|Exam Board||Subject Leader|
|AQA||Mr L Fitzmaurice|
The AQA exam provides a broad and rigorous education in the field of Computer Science. Across two exam papers, students will study programming which comprises of not only practical tasks but also logical, mathematical and problem solving skills. As well as this, they will learn theory of the subject.
There are currently two units for assessment, along with a third practical programming unit which is mandatory but unassessed. This will change in the near future as all exam boards are updating their assessment criteria to ensure a fair and equal method of assessment across all centres.
The language taught at Key Stage 4 is Visual Basic.NET – This is a forgiving yet very powerful programming language which will allow the students to get to grips with all aspects of the course and one which students should naturally be able to progress to having studied the discipline of programming at Key Stage 3.

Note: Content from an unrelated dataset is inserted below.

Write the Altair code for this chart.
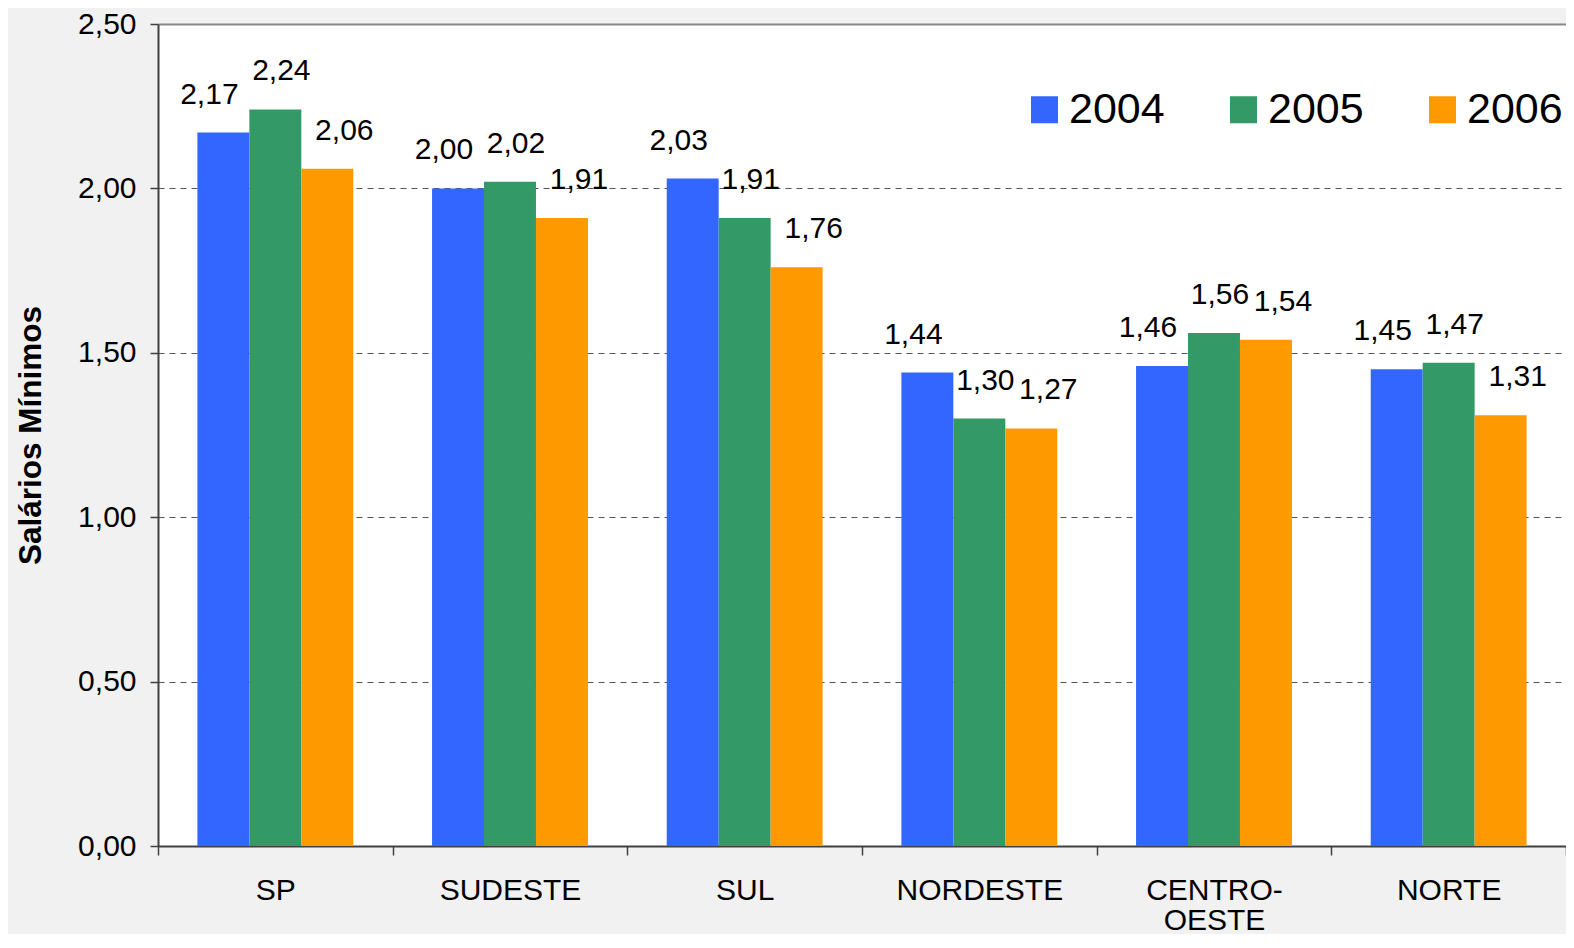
import altair as alt
import pandas as pd

regions = ["SP", "SUDESTE", "SUL", "NORDESTE", "CENTRO-OESTE", "NORTE"]
years = ["2004", "2005", "2006"]
v2004 = [2.17, 2.00, 2.03, 1.44, 1.46, 1.45]
v2005 = [2.24, 2.02, 1.91, 1.30, 1.56, 1.47]
v2006 = [2.06, 1.91, 1.76, 1.27, 1.54, 1.31]
colors = ["#3366FF", "#339966", "#FF9900"]
y_ticks = [0, 0.5, 1.0, 1.5, 2.0, 2.5]

rows = []
for yr, vals in zip(years, [v2004, v2005, v2006]):
    for r, v in zip(regions, vals):
        rows.append({"region": r, "year": yr, "value": v})
df = pd.DataFrame(rows)

FONT = "Liberation Sans"
PLOT_H = 822

x_enc = alt.X(
    "region:N",
    sort=regions,
    scale=alt.Scale(paddingInner=0, paddingOuter=0),
    axis=alt.Axis(
        title=None,
        tickBand="extent",
        labelExpr="datum.value == 'CENTRO-OESTE' ? ['CENTRO-', 'OESTE'] : datum.label",
        labelFontSize=30,
        labelColor="black",
        labelPadding=20,
        labelLineHeight=30,
        labelAngle=0,
        tickSize=9,
        tickColor="#404040",
        tickWidth=1.5,
        domainColor="#404040",
        domainWidth=2,
        grid=False,
    ),
)
xoff = alt.XOffset("year:N", sort=years, scale=alt.Scale(domain=years, paddingInner=0, paddingOuter=0.758))
y_enc = alt.Y(
    "value:Q",
    scale=alt.Scale(domain=[0, 2.5], nice=False),
    axis=alt.Axis(
        title="Salários Mínimos",
        titleFontSize=31.5,
        titleFontWeight="bold",
        titleColor="black",
        titleX=-127,
        titleY=PLOT_H / 2,
        titleAngle=270,
        titleAlign="center",
        titleBaseline="middle",
        values=y_ticks,
        labelExpr="replace(format(datum.value, '.2f'), '.', ',')",
        labelFontSize=30,
        labelColor="black",
        labelPadding=14,
        tickSize=8,
        tickColor="#404040",
        tickWidth=1.5,
        domainColor="#404040",
        domainWidth=2,
        grid=True,
        gridColor={"condition": {"test": "datum.value >= 2.5", "value": "#888888"}, "value": "#555555"},
        gridDash={"condition": {"test": "datum.value >= 2.5", "value": []}, "value": [6, 5]},
        gridWidth={"condition": {"test": "datum.value >= 2.5", "value": 2}, "value": 1},
    ),
)

bars = alt.Chart(df).mark_bar().encode(
    x=x_enc,
    xOffset=xoff,
    y=y_enc,
    color=alt.Color(
        "year:N",
        scale=alt.Scale(domain=years, range=colors),
        legend=alt.Legend(
            title=None,
            orient="none",
            legendX=865,
            legendY=64,
            direction="horizontal",
            symbolType="square",
            symbolSize=729,
            symbolStrokeWidth=0,
            labelFontSize=43,
            labelColor="black",
            labelOffset=3,
            columnPadding=57,
            padding=0,
        ),
    ),
)

dxs = {"2004": -14, "2005": 6, "2006": 17}
label_layers = []
for yr in years:
    label_layers.append(
        alt.Chart(df)
        .transform_filter(alt.datum.year == yr)
        .transform_calculate(lab="replace(format(datum.value, '.2f'), '.', ',')")
        .mark_text(fontSize=30, color="black", baseline="middle", align="center", dx=dxs[yr], dy=-38)
        .encode(x=alt.X("region:N", sort=regions), xOffset=alt.XOffset("year:N", sort=years), y=alt.Y("value:Q"), text="lab:N")
    )

chart = (
    alt.layer(bars, *label_layers)
    .properties(
        width=1408,
        height=PLOT_H,
        padding={"left": 150, "top": 16, "right": 0, "bottom": 88},
        autosize=alt.AutoSizeParams(type="none"),
        background="#f1f1f1",
    )
    .configure(font=FONT)
    .configure_view(fill="white", stroke=None)
)

chart.save("out.html", embed_options={"renderer": "svg", "actions": False})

The first exam paper, entitled ‘Computational thinking and problem-solving’ will see students posed with a variety of computational thinking, problem solving, code tracing and applied programming tasks as well as theoretical knowledge of algorithms and data representation.
The second exam paper, simply entitled ‘Written assessment’ sees a variety of short and long answers based on the fundamentals of computer systems, networks, cyber security and ethical, legal and environmental issues in Computer Science. Both papers are 1hr 30 minutes long and make up 50% of the assessment each.

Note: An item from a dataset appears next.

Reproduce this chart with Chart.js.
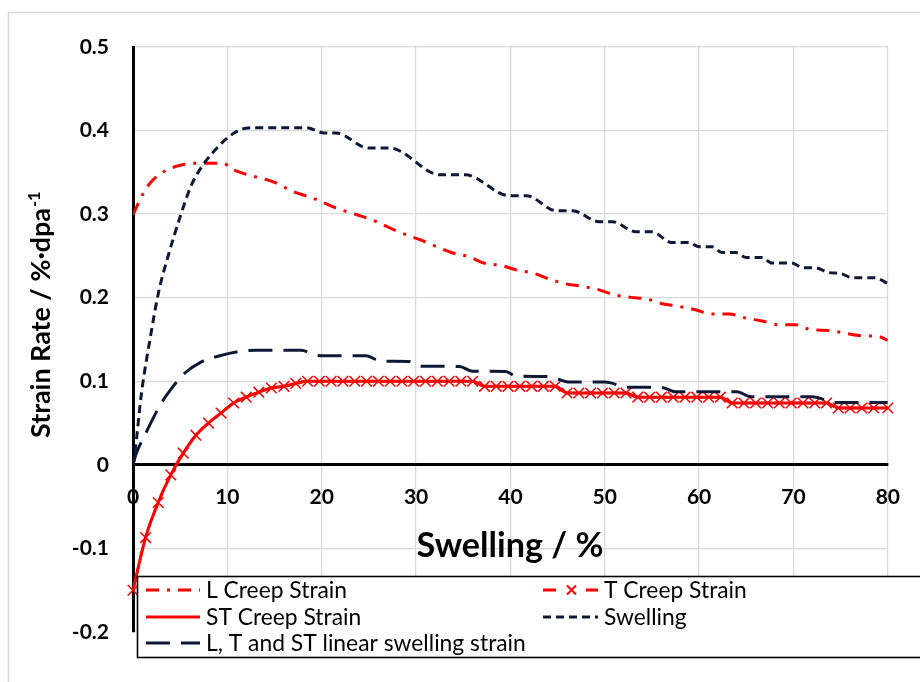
<!DOCTYPE html>
<html>
<head>
<meta charset="utf-8">
<script src="https://cdn.jsdelivr.net/npm/chart.js@4.4.1/dist/chart.umd.min.js"></script>
<style>
  html, body { margin: 0; padding: 0; background: #fff; overflow: hidden; }
  canvas { display: block; }
</style>
</head>
<body>
<canvas id="chart" width="920" height="682"></canvas>
<script>
// ---- axis ticks ----
const xTickValues = [0, 10, 20, 30, 40, 50, 60, 70, 80];
const xTickLabels = ['0', '10', '20', '30', '40', '50', '60', '70', '80'];
const yTickValues = [-0.2, -0.1, 0, 0.1, 0.2, 0.3, 0.4, 0.5];
const yTickLabels = ['-0.2', '-0.1', '0', '0.1', '0.2', '0.3', '0.4', '0.5'];

// ---- series names ----
const seriesNames = [
  'L Creep Strain',
  'T Creep Strain',
  'ST Creep Strain',
  'Swelling',
  'L, T and ST linear swelling strain'
];

// ---- L creep strain rate vs swelling ----
const lCreepX = [0, 0.9, 1.8, 3.3, 5.0, 6.9, 8.5, 9.7, 10.3, 12.2, 14.8, 17.0, 19.1, 21.6, 23.8,
  25.8, 28.1, 30.4, 32.1, 33.9, 35.5, 37.2, 39.0, 40.8, 42.4, 44.1, 45.8, 47.6, 49.2, 51.0,
  52.8, 54.5, 56.1, 57.9, 59.6, 61.4, 63.2, 64.9, 66.7, 68.4, 70.2, 71.9, 73.8, 75.4, 77.3, 79.0, 80];
const lCreepY = [0.299, 0.321, 0.337, 0.351, 0.3585, 0.361, 0.361, 0.3605, 0.355, 0.347, 0.339, 0.327,
  0.319, 0.307, 0.299, 0.291, 0.279, 0.2695, 0.2615, 0.2535, 0.2495, 0.2415, 0.2387, 0.2327, 0.2295,
  0.2224, 0.2168, 0.2136, 0.21, 0.2036, 0.2004, 0.1984, 0.1928, 0.1896, 0.1856, 0.1805, 0.1805,
  0.1757, 0.1721, 0.1677, 0.1677, 0.1617, 0.1609, 0.1577, 0.1545, 0.1537, 0.149];

// ---- T and ST creep strain rate (sampled at the same swelling values) ----
const creepX = [0, 1.33, 2.67, 4, 5.33, 6.67, 8, 9.33, 10.67, 12, 13.33, 14.67, 16, 17.25,
  18.5, 19.75, 21, 22.25, 23.5, 24.75, 26, 27.25, 28.5, 29.75, 31, 32.25, 33.5, 34.75, 36,
  37.25, 38.5, 39.75, 41, 42.25, 43.5, 44.75,
  46, 47.25, 48.5, 49.75, 51, 52.25,
  53.5, 54.75, 56, 57.25, 58.5, 59.75, 61, 62.25,
  63.5, 64.75, 66, 67.25, 68.5, 69.75, 71, 72.25, 73.5,
  74.75, 76, 77.25, 78.5, 80];
const tCreepY = [-0.15, -0.087, -0.045, -0.012, 0.014, 0.0355, 0.05, 0.062, 0.074, 0.081, 0.087, 0.092, 0.094, 0.0975,
  0.1, 0.1, 0.1, 0.1, 0.1, 0.1, 0.1, 0.1, 0.1, 0.1, 0.1, 0.1, 0.1, 0.1, 0.1,
  0.094, 0.094, 0.094, 0.094, 0.094, 0.094, 0.094,
  0.086, 0.086, 0.086, 0.086, 0.086, 0.086,
  0.081, 0.081, 0.081, 0.081, 0.081, 0.081, 0.081, 0.081,
  0.074, 0.074, 0.074, 0.074, 0.074, 0.074, 0.074, 0.074, 0.074,
  0.068, 0.068, 0.068, 0.068, 0.068];
const stCreepY = [-0.15, -0.087, -0.045, -0.012, 0.014, 0.0355, 0.05, 0.062, 0.074, 0.081, 0.087, 0.092, 0.094, 0.0975,
  0.1, 0.1, 0.1, 0.1, 0.1, 0.1, 0.1, 0.1, 0.1, 0.1, 0.1, 0.1, 0.1, 0.1, 0.1,
  0.094, 0.094, 0.094, 0.094, 0.094, 0.094, 0.094,
  0.086, 0.086, 0.086, 0.086, 0.086, 0.086,
  0.081, 0.081, 0.081, 0.081, 0.081, 0.081, 0.081, 0.081,
  0.074, 0.074, 0.074, 0.074, 0.074, 0.074, 0.074, 0.074, 0.074,
  0.068, 0.068, 0.068, 0.068, 0.068];

// ---- volumetric swelling rate ----
const swellX = [0, 0.2, 0.9, 1.8, 2.7, 3.7, 5.0, 6.2, 7.3, 8.4, 10.2, 11.6, 13.0, 18.4, 20.3, 21.5,
  25.0, 27.2, 32.6, 35.2, 39.9, 41.7, 44.9, 46.6, 49.4, 50.8, 53.3, 55.0, 57.1, 58.9, 60.0, 61.4,
  62.4, 63.9, 65.0, 66.7, 67.7, 69.8, 71.0, 72.2, 73.8, 75.0, 76.2, 78.6, 80];
const swellY = [0, 0.014, 0.086, 0.15, 0.206, 0.249, 0.297, 0.335, 0.357, 0.373, 0.393, 0.402, 0.4035,
  0.4035, 0.397, 0.397, 0.379, 0.379, 0.347, 0.347, 0.322, 0.322, 0.304, 0.304, 0.291, 0.291, 0.279,
  0.279, 0.266, 0.266, 0.261, 0.261, 0.254, 0.254, 0.248, 0.248, 0.2415, 0.2415, 0.236, 0.236, 0.230,
  0.229, 0.224, 0.224, 0.217];

// ---- linear swelling strain rate ----
const linSwellX = [0, 0.3, 1.45, 2.9, 4.4, 5.3, 7.2, 9.2, 11.3, 13.0, 17.8, 19.3, 20.0, 24.7, 26.3,
  29.2, 30.6, 34.6, 36.0, 39.5, 40.6, 44.0, 46.3, 50.0, 52.4, 56.0, 57.5, 64.0, 65.5, 72.0, 74.5, 80];
const linSwellY = [0, 0.012, 0.04, 0.072, 0.096, 0.108, 0.123, 0.1305, 0.1357, 0.137, 0.137, 0.1315,
  0.1305, 0.1305, 0.124, 0.1237, 0.118, 0.1178, 0.112, 0.1118, 0.106, 0.1058, 0.099, 0.099, 0.093,
  0.0926, 0.0875, 0.0875, 0.0815, 0.0815, 0.0745, 0.0745];

// ---- styling ----
const FONT = 'Lato, "Liberation Sans", sans-serif';
const RED = '#ff0000';
const NAVY = '#0d1836';
const GRID = '#d9d9d9';
const DASH_L = [13, 8, 3, 8];
const DASH_T = [10, 6];
const DASH_SWELL = [8, 5];
const DASH_LIN = [24, 11];

function toPoints(xs, ys) {
  return xs.map((x, i) => ({ x: x, y: ys[i] }));
}

function fitSize(ctx, text, weight, target) {
  ctx.font = weight + ' 40px ' + FONT;
  return 40 * target / ctx.measureText(text).width;
}

// frame, axis titles and legend drawn around the plot
const decorations = {
  id: 'decorations',
  beforeDraw(chart) {
    const ctx = chart.ctx;
    ctx.save();
    ctx.fillStyle = '#ffffff';
    ctx.fillRect(0, 0, chart.width, chart.height);
    ctx.strokeStyle = GRID;
    ctx.lineWidth = 1.5;
    ctx.strokeRect(8.5, 12.5, 1000, 1000);
    ctx.restore();
  },
  afterDraw(chart) {
    const ctx = chart.ctx;
    ctx.save();
    ctx.fillStyle = '#000';

    // x axis title
    const xt = 'Swelling / %';
    const xs = fitSize(ctx, xt, 'bold', 187);
    ctx.font = 'bold ' + xs + 'px ' + FONT;
    ctx.textAlign = 'center';
    ctx.textBaseline = 'alphabetic';
    ctx.fillText(xt, 510, 557);

    // y axis title with superscript exponent
    const yt = 'Strain Rate / %\u00B7dpa';
    const ys = fitSize(ctx, yt, 'bold', 230);
    ctx.save();
    ctx.translate(50, 438);
    ctx.rotate(-Math.PI / 2);
    ctx.textAlign = 'left';
    ctx.font = 'bold ' + ys + 'px ' + FONT;
    ctx.fillText(yt, 0, 0);
    const yw = ctx.measureText(yt).width;
    ctx.font = 'bold ' + (ys * 0.62) + 'px ' + FONT;
    ctx.fillText('-1', yw + 1, -ys * 0.36);
    ctx.restore();

    // legend box
    const box = { left: 137, top: 576, bottom: 657 };
    ctx.fillStyle = '#fff';
    ctx.fillRect(box.left, box.top, 900, box.bottom - box.top);
    ctx.strokeStyle = '#000';
    ctx.lineWidth = 1.6;
    ctx.strokeRect(box.left + 0.5, box.top + 0.5, 900, box.bottom - box.top);

    const ls = fitSize(ctx, seriesNames[4], 'normal', 320);
    const rows = [590, 617, 643];
    const cols = [{ x0: 146, x1: 200, tx: 206 }, { x0: 543, x1: 598, tx: 604 }];
    const entries = [
      { name: seriesNames[0], col: 0, row: 0, color: RED, dash: DASH_L, width: 3 },
      { name: seriesNames[1], col: 1, row: 0, color: RED, dash: null, width: 3, cross: true },
      { name: seriesNames[2], col: 0, row: 1, color: RED, dash: [], width: 3 },
      { name: seriesNames[3], col: 1, row: 1, color: NAVY, dash: DASH_SWELL, width: 3 },
      { name: seriesNames[4], col: 0, row: 2, color: NAVY, dash: DASH_LIN, width: 3 }
    ];
    entries.forEach(e => {
      const c = cols[e.col];
      const y = rows[e.row];
      ctx.strokeStyle = e.color;
      ctx.lineWidth = e.width;
      if (e.cross) {
        ctx.setLineDash([]);
        ctx.beginPath();
        ctx.moveTo(c.x0, y); ctx.lineTo(c.x0 + 13, y);
        ctx.moveTo(c.x1 - 12, y); ctx.lineTo(c.x1, y);
        ctx.stroke();
        const cx = (c.x0 + c.x1) / 2 + 1;
        ctx.lineWidth = 2;
        ctx.beginPath();
        ctx.moveTo(cx - 4.5, y - 4.5); ctx.lineTo(cx + 4.5, y + 4.5);
        ctx.moveTo(cx - 4.5, y + 4.5); ctx.lineTo(cx + 4.5, y - 4.5);
        ctx.stroke();
      } else {
        ctx.setLineDash(e.dash);
        ctx.beginPath();
        ctx.moveTo(c.x0, y);
        ctx.lineTo(c.x1, y);
        ctx.stroke();
      }
      ctx.setLineDash([]);
      ctx.fillStyle = '#000';
      ctx.font = 'normal ' + ls + 'px ' + FONT;
      ctx.textAlign = 'left';
      ctx.textBaseline = 'middle';
      ctx.fillText(e.name, c.tx, y + 1);
    });
    ctx.restore();
  }
};

const tickFont = { family: FONT, size: 21, weight: 'bold' };

new Chart(document.getElementById('chart'), {
  type: 'scatter',
  data: {
    datasets: [
      { label: seriesNames[0], data: toPoints(lCreepX, lCreepY), showLine: true,
        borderColor: RED, borderWidth: 3, borderDash: DASH_L, pointRadius: 0, order: 4 },
      { label: seriesNames[1], data: toPoints(creepX, tCreepY), showLine: true,
        borderColor: RED, borderWidth: 2.5, borderDash: DASH_T,
        pointStyle: 'crossRot', pointRadius: 7.5, pointBorderWidth: 1.5,
        pointBorderColor: RED, pointBackgroundColor: RED, order: 3, clip: false },
      { label: seriesNames[2], data: toPoints(creepX, stCreepY), showLine: true,
        borderColor: RED, borderWidth: 3, pointRadius: 0, order: 2 },
      { label: seriesNames[3], data: toPoints(swellX, swellY), showLine: true,
        borderColor: NAVY, borderWidth: 3, borderDash: DASH_SWELL, pointRadius: 0, order: 1 },
      { label: seriesNames[4], data: toPoints(linSwellX, linSwellY), showLine: true,
        borderColor: NAVY, borderWidth: 3, borderDash: DASH_LIN, pointRadius: 0, order: 0 }
    ]
  },
  options: {
    responsive: false,
    animation: false,
    devicePixelRatio: 1,
    layout: { padding: { left: 0, right: 31, top: 47, bottom: 50 } },
    elements: { line: { cubicInterpolationMode: 'monotone' } },
    plugins: { legend: { display: false }, tooltip: { enabled: false } },
    scales: {
      x: {
        type: 'linear',
        position: { y: 0 },
        min: 0, max: 80,
        afterBuildTicks: s => { s.ticks = xTickValues.map(v => ({ value: v })); },
        grid: { color: GRID, lineWidth: 1.3, drawTicks: false },
        border: { color: '#000', width: 3 },
        ticks: { font: tickFont, color: '#000', padding: 20, maxRotation: 0, autoSkip: false,
                 callback: (v, i) => xTickLabels[i] }
      },
      y: {
        type: 'linear',
        position: 'left',
        min: -0.2, max: 0.5,
        afterBuildTicks: s => { s.ticks = yTickValues.map(v => ({ value: v })); },
        afterFit: s => { s.width = 133; },
        grid: { color: GRID, lineWidth: 1.3, drawTicks: false },
        border: { color: '#000', width: 3 },
        ticks: { font: tickFont, color: '#000', padding: 24, autoSkip: false,
                 callback: (v, i) => yTickLabels[i] }
      }
    }
  },
  plugins: [decorations]
});
</script>
</body>
</html>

The third unit is a 20 hour mandatory coursework which will see students develop a programme from a scenario provided by AQA. This is often a simple game or utility programme which is interesting and challenging to students.
Skills and Commitment
The subject is popular but those looking to take the subject should be competent mathematicians. It may also be that students have a strong interest in any field of computer science, ranging from development to the gaming industry, but others enjoy studying the subject because it is challenging and rewarding. Those who study the subject will be expected to develop their programming skills so that they can complete the third unit of assessment independently.